### DATASET EXTRACT

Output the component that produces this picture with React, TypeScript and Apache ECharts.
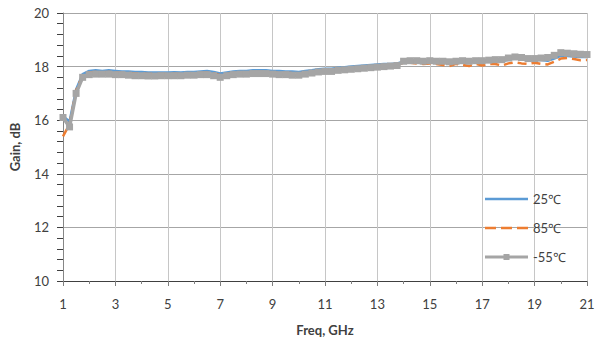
import React, { useEffect, useRef } from "react";
import * as echarts from "echarts";

const freqGHz = [
  1.0, 1.25, 1.5, 1.75, 2.0, 2.25, 2.5, 2.75, 3.0, 3.25, 3.5, 3.75, 4.0, 4.25, 4.5, 4.75,
  5.0, 5.25, 5.5, 5.75, 6.0, 6.25, 6.5, 6.75, 7.0, 7.25, 7.5, 7.75, 8.0, 8.25, 8.5, 8.75,
  9.0, 9.25, 9.5, 9.75, 10.0, 10.25, 10.5, 10.75, 11.0, 11.25, 11.5, 11.75, 12.0, 12.25,
  12.5, 12.75, 13.0, 13.25, 13.5, 13.75, 14.0, 14.25, 14.5, 14.75, 15.0, 15.25, 15.5,
  15.75, 16.0, 16.25, 16.5, 16.75, 17.0, 17.25, 17.5, 17.75, 18.0, 18.25, 18.5, 18.75,
  19.0, 19.25, 19.5, 19.75, 20.0, 20.25, 20.5, 20.75, 21.0,
];

const gain25 = [
  16.15, 15.95, 17.15, 17.72, 17.84, 17.86, 17.84, 17.86, 17.84, 17.82, 17.82, 17.8, 17.8,
  17.78, 17.78, 17.78, 17.78, 17.79, 17.78, 17.8, 17.8, 17.82, 17.84, 17.8, 17.74, 17.78,
  17.82, 17.84, 17.84, 17.86, 17.86, 17.86, 17.84, 17.84, 17.82, 17.82, 17.8, 17.84, 17.86,
  17.9, 17.92, 17.92, 17.96, 17.98, 18.0, 18.02, 18.04, 18.06, 18.08, 18.1, 18.1, 18.12,
  18.18, 18.2, 18.2, 18.18, 18.2, 18.18, 18.18, 18.15, 18.18, 18.2, 18.18, 18.2, 18.2,
  18.2, 18.22, 18.2, 18.25, 18.3, 18.28, 18.25, 18.25, 18.25, 18.22, 18.3, 18.4, 18.4,
  18.38, 18.36, 18.36,
];

const gain85 = [
  15.4, 15.85, 17.1, 17.68, 17.78, 17.8, 17.78, 17.8, 17.78, 17.76, 17.76, 17.74, 17.74,
  17.72, 17.72, 17.72, 17.72, 17.73, 17.72, 17.74, 17.74, 17.76, 17.78, 17.74, 17.68, 17.72,
  17.76, 17.78, 17.78, 17.8, 17.8, 17.8, 17.78, 17.78, 17.76, 17.76, 17.74, 17.78, 17.8,
  17.84, 17.86, 17.86, 17.9, 17.92, 17.94, 17.96, 17.98, 18.0, 18.02, 18.04, 18.04, 18.06,
  18.14, 18.14, 18.12, 18.1, 18.12, 18.1, 18.06, 18.02, 18.1, 18.06, 18.02, 18.1, 18.04,
  18.1, 18.1, 18.04, 18.12, 18.16, 18.12, 18.1, 18.14, 18.1, 18.08, 18.18, 18.3, 18.32,
  18.28, 18.24, 18.25,
];

const gainM55 = [
  16.1, 15.75, 17.0, 17.6, 17.7, 17.72, 17.72, 17.72, 17.7, 17.7, 17.68, 17.66, 17.66,
  17.65, 17.65, 17.66, 17.66, 17.66, 17.66, 17.68, 17.68, 17.7, 17.7, 17.66, 17.6, 17.66,
  17.7, 17.72, 17.72, 17.74, 17.74, 17.74, 17.72, 17.7, 17.7, 17.68, 17.68, 17.72, 17.76,
  17.8, 17.82, 17.82, 17.86, 17.88, 17.9, 17.92, 17.94, 17.96, 17.98, 18.0, 18.02, 18.04,
  18.2, 18.22, 18.22, 18.2, 18.22, 18.2, 18.2, 18.18, 18.2, 18.22, 18.2, 18.22, 18.22,
  18.24, 18.26, 18.26, 18.32, 18.36, 18.34, 18.3, 18.3, 18.32, 18.34, 18.42, 18.52, 18.5,
  18.48, 18.46, 18.45,
];

const seriesNames = ["25℃", "85℃", "-55℃"];

const zip = (xs: number[], ys: number[]) => xs.map((x, i) => [x, ys[i]]);

// legend icons (43 x 14 boxes)
const corners = "M0,0H0.01V0.01H0Z M42.99,13.99H43V14H42.99Z ";
const iconSolid = "path://" + corners + "M0,5.75H43V8.25H0Z";
const iconDashed =
  "path://" + corners + "M0,5.75H11V8.25H0Z M16,5.75H27V8.25H16Z M32,5.75H43V8.25H32Z";
const iconMarker = "path://" + corners + "M0,5.5H43V8.5H0Z M18.5,4H24.5V10H18.5Z";

export default function App() {
  const ref = useRef<HTMLDivElement>(null);
  useEffect(() => {
    if (!ref.current) return;
    const chart = echarts.init(ref.current, undefined, { renderer: "svg" });
    const font = "Lato, 'Noto Sans', sans-serif";
    chart.setOption({
      animation: false,
      backgroundColor: "#ffffff",
      textStyle: { fontFamily: font },
      grid: {
        left: 63,
        right: 8,
        top: 13,
        bottom: 62,
        containLabel: false,
        outerBoundsMode: "none",
      },
      legend: {
        orient: "vertical",
        left: 485,
        top: 192,
        padding: 0,
        itemWidth: 43,
        itemHeight: 14,
        itemGap: 15,
        symbolKeepAspect: true,
        textStyle: { fontSize: 13, color: "#404040", fontFamily: font },
        data: [
          { name: seriesNames[0], icon: iconSolid, itemStyle: { borderWidth: 0 } },
          { name: seriesNames[1], icon: iconDashed, itemStyle: { borderWidth: 0 } },
          { name: seriesNames[2], icon: iconMarker, itemStyle: { borderWidth: 0 } },
        ],
      },
      xAxis: {
        type: "value",
        min: 1,
        max: 21,
        interval: 2,
        name: "Freq, GHz",
        nameLocation: "middle",
        nameGap: 42,
        nameTextStyle: { fontSize: 13, fontWeight: "bold", color: "#404040" },
        axisLine: { show: true, onZero: false, lineStyle: { color: "#404040", width: 1 } },
        axisTick: { show: true, length: 5, lineStyle: { color: "#7f7f7f" } },
        minorTick: { show: true, splitNumber: 2, length: 3, lineStyle: { color: "#7f7f7f" } },
        axisLabel: { fontSize: 13, color: "#404040", margin: 16 },
        splitLine: { show: true, lineStyle: { color: "#c6c6c6", width: 1 } },
      },
      yAxis: {
        type: "value",
        min: 10,
        max: 20,
        interval: 2,
        name: "Gain, dB",
        nameLocation: "middle",
        nameGap: 42,
        nameTextStyle: { fontSize: 13, fontWeight: "bold", color: "#404040" },
        axisLine: { show: true, lineStyle: { color: "#868686", width: 1 } },
        axisTick: { show: true, length: 6, lineStyle: { color: "#404040" } },
        minorTick: { show: true, splitNumber: 5, length: 6, lineStyle: { color: "#404040" } },
        axisLabel: { fontSize: 13, color: "#404040", margin: 14 },
        splitLine: { show: true, lineStyle: { color: "#a6a6a6", width: 1 } },
      },
      series: [
        {
          name: seriesNames[0],
          type: "line",
          data: zip(freqGHz, gain25),
          symbol: "none",
          color: "#5b9bd5",
          lineStyle: { color: "#5b9bd5", width: 2.5 },
          z: 2,
        },
        {
          name: seriesNames[1],
          type: "line",
          data: zip(freqGHz, gain85),
          symbol: "none",
          color: "#ed7d31",
          lineStyle: { color: "#ed7d31", width: 2.5, type: [9, 5] },
          z: 3,
        },
        {
          name: seriesNames[2],
          type: "line",
          data: zip(freqGHz, gainM55),
          symbol: "rect",
          symbolSize: 7,
          showSymbol: true,
          color: "#a5a5a5",
          itemStyle: { color: "#a5a5a5" },
          lineStyle: { color: "#a5a5a5", width: 3.5 },
          z: 4,
        },
      ],
    });
    return () => chart.dispose();
  }, []);
  return (
    <div
      ref={ref}
      style={{ position: "fixed", left: 0, top: 0, width: 595, height: 343 }}
    />
  );
}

### SET TASK
Repeat the lines exactly as they stand, from the opening line of the data through the line with "import * as". Pictures stay out of the copy.

### SOLVED PROBLEM
Output the component that produces this picture with React, TypeScript and Apache ECharts.
import React, { useEffect, useRef } from "react";
import * as echarts from "echarts";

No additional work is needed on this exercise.